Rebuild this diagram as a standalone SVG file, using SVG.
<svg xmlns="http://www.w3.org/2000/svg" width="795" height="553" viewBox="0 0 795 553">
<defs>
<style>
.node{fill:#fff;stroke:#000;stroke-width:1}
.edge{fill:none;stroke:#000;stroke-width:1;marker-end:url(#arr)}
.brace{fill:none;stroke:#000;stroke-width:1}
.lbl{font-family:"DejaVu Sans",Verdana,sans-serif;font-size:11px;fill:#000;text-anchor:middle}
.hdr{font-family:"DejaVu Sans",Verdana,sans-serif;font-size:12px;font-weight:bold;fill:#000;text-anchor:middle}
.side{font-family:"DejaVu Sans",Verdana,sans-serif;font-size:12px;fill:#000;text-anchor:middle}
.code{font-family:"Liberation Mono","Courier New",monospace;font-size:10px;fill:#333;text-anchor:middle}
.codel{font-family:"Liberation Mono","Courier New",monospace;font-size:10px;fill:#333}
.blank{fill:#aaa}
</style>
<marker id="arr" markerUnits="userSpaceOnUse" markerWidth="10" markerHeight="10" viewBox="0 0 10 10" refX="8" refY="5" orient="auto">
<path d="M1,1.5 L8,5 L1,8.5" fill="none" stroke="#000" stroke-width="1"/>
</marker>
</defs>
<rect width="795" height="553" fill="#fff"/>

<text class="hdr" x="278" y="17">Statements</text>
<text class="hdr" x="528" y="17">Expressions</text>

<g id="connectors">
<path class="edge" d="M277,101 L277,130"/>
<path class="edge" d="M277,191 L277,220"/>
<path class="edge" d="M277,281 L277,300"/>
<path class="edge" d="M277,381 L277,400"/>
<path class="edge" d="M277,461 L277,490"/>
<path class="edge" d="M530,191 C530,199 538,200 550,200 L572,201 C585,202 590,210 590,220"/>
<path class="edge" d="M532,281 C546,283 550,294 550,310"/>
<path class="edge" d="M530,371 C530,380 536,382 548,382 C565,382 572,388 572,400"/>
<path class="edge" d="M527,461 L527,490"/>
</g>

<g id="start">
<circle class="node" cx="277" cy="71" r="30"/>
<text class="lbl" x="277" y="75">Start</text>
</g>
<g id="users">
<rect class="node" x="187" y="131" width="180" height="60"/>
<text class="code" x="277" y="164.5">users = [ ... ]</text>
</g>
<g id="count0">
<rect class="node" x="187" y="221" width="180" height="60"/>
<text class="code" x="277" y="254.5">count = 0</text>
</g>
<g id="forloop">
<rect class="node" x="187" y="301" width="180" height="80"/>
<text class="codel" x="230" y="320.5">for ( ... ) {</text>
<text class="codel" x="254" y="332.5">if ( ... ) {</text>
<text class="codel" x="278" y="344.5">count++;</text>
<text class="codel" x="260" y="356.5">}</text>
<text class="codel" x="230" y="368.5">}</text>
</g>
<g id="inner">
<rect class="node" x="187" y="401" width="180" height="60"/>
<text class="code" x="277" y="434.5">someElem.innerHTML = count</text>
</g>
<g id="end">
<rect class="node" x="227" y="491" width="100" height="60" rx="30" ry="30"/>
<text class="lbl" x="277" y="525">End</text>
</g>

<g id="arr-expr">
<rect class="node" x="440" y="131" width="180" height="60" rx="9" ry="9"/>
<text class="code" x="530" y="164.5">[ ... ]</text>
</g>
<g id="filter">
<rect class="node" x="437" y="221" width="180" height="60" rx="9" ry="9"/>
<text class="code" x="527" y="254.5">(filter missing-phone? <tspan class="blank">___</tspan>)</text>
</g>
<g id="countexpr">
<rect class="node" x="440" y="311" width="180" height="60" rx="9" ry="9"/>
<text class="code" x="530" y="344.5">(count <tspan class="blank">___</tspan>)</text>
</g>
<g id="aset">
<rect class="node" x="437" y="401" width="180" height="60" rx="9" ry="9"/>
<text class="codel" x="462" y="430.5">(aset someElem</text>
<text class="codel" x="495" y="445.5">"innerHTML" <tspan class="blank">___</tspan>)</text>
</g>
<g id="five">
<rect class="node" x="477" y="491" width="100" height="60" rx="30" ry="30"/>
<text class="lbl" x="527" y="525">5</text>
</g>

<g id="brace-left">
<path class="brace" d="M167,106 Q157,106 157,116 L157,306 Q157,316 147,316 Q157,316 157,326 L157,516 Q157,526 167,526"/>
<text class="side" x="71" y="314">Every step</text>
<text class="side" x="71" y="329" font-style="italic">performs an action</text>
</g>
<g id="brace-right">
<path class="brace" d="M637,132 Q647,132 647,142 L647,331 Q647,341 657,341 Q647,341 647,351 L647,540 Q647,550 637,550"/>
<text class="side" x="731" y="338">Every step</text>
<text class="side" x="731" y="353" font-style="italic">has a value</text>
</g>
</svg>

—————

=== Task details ===
Reproduce all of the data exactly as given.

=== Completed task ===
Rebuild this diagram as a standalone SVG file, using SVG.
<svg xmlns="http://www.w3.org/2000/svg" width="795" height="553" viewBox="0 0 795 553">
<defs>
<style>
.node{fill:#fff;stroke:#000;stroke-width:1}
.edge{fill:none;stroke:#000;stroke-width:1;marker-end:url(#arr)}
.brace{fill:none;stroke:#000;stroke-width:1}
.lbl{font-family:"DejaVu Sans",Verdana,sans-serif;font-size:11px;fill:#000;text-anchor:middle}
.hdr{font-family:"DejaVu Sans",Verdana,sans-serif;font-size:12px;font-weight:bold;fill:#000;text-anchor:middle}
.side{font-family:"DejaVu Sans",Verdana,sans-serif;font-size:12px;fill:#000;text-anchor:middle}
.code{font-family:"Liberation Mono","Courier New",monospace;font-size:10px;fill:#333;text-anchor:middle}
.codel{font-family:"Liberation Mono","Courier New",monospace;font-size:10px;fill:#333}
.blank{fill:#aaa}
</style>
<marker id="arr" markerUnits="userSpaceOnUse" markerWidth="10" markerHeight="10" viewBox="0 0 10 10" refX="8" refY="5" orient="auto">
<path d="M1,1.5 L8,5 L1,8.5" fill="none" stroke="#000" stroke-width="1"/>
</marker>
</defs>
<rect width="795" height="553" fill="#fff"/>

<text class="hdr" x="278" y="17">Statements</text>
<text class="hdr" x="528" y="17">Expressions</text>

<g id="connectors">
<path class="edge" d="M277,101 L277,130"/>
<path class="edge" d="M277,191 L277,220"/>
<path class="edge" d="M277,281 L277,300"/>
<path class="edge" d="M277,381 L277,400"/>
<path class="edge" d="M277,461 L277,490"/>
<path class="edge" d="M530,191 C530,199 538,200 550,200 L572,201 C585,202 590,210 590,220"/>
<path class="edge" d="M532,281 C546,283 550,294 550,310"/>
<path class="edge" d="M530,371 C530,380 536,382 548,382 C565,382 572,388 572,400"/>
<path class="edge" d="M527,461 L527,490"/>
</g>

<g id="start">
<circle class="node" cx="277" cy="71" r="30"/>
<text class="lbl" x="277" y="75">Start</text>
</g>
<g id="users">
<rect class="node" x="187" y="131" width="180" height="60"/>
<text class="code" x="277" y="164.5">users = [ ... ]</text>
</g>
<g id="count0">
<rect class="node" x="187" y="221" width="180" height="60"/>
<text class="code" x="277" y="254.5">count = 0</text>
</g>
<g id="forloop">
<rect class="node" x="187" y="301" width="180" height="80"/>
<text class="codel" x="230" y="320.5">for ( ... ) {</text>
<text class="codel" x="254" y="332.5">if ( ... ) {</text>
<text class="codel" x="278" y="344.5">count++;</text>
<text class="codel" x="260" y="356.5">}</text>
<text class="codel" x="230" y="368.5">}</text>
</g>
<g id="inner">
<rect class="node" x="187" y="401" width="180" height="60"/>
<text class="code" x="277" y="434.5">someElem.innerHTML = count</text>
</g>
<g id="end">
<rect class="node" x="227" y="491" width="100" height="60" rx="30" ry="30"/>
<text class="lbl" x="277" y="525">End</text>
</g>

<g id="arr-expr">
<rect class="node" x="440" y="131" width="180" height="60" rx="9" ry="9"/>
<text class="code" x="530" y="164.5">[ ... ]</text>
</g>
<g id="filter">
<rect class="node" x="437" y="221" width="180" height="60" rx="9" ry="9"/>
<text class="code" x="527" y="254.5">(filter missing-phone? <tspan class="blank">___</tspan>)</text>
</g>
<g id="countexpr">
<rect class="node" x="440" y="311" width="180" height="60" rx="9" ry="9"/>
<text class="code" x="530" y="344.5">(count <tspan class="blank">___</tspan>)</text>
</g>
<g id="aset">
<rect class="node" x="437" y="401" width="180" height="60" rx="9" ry="9"/>
<text class="codel" x="462" y="430.5">(aset someElem</text>
<text class="codel" x="495" y="445.5">"innerHTML" <tspan class="blank">___</tspan>)</text>
</g>
<g id="five">
<rect class="node" x="477" y="491" width="100" height="60" rx="30" ry="30"/>
<text class="lbl" x="527" y="525">5</text>
</g>

<g id="brace-left">
<path class="brace" d="M167,106 Q157,106 157,116 L157,306 Q157,316 147,316 Q157,316 157,326 L157,516 Q157,526 167,526"/>
<text class="side" x="71" y="314">Every step</text>
<text class="side" x="71" y="329" font-style="italic">performs an action</text>
</g>
<g id="brace-right">
<path class="brace" d="M637,132 Q647,132 647,142 L647,331 Q647,341 657,341 Q647,341 647,351 L647,540 Q647,550 637,550"/>
<text class="side" x="731" y="338">Every step</text>
<text class="side" x="731" y="353" font-style="italic">has a value</text>
</g>
</svg>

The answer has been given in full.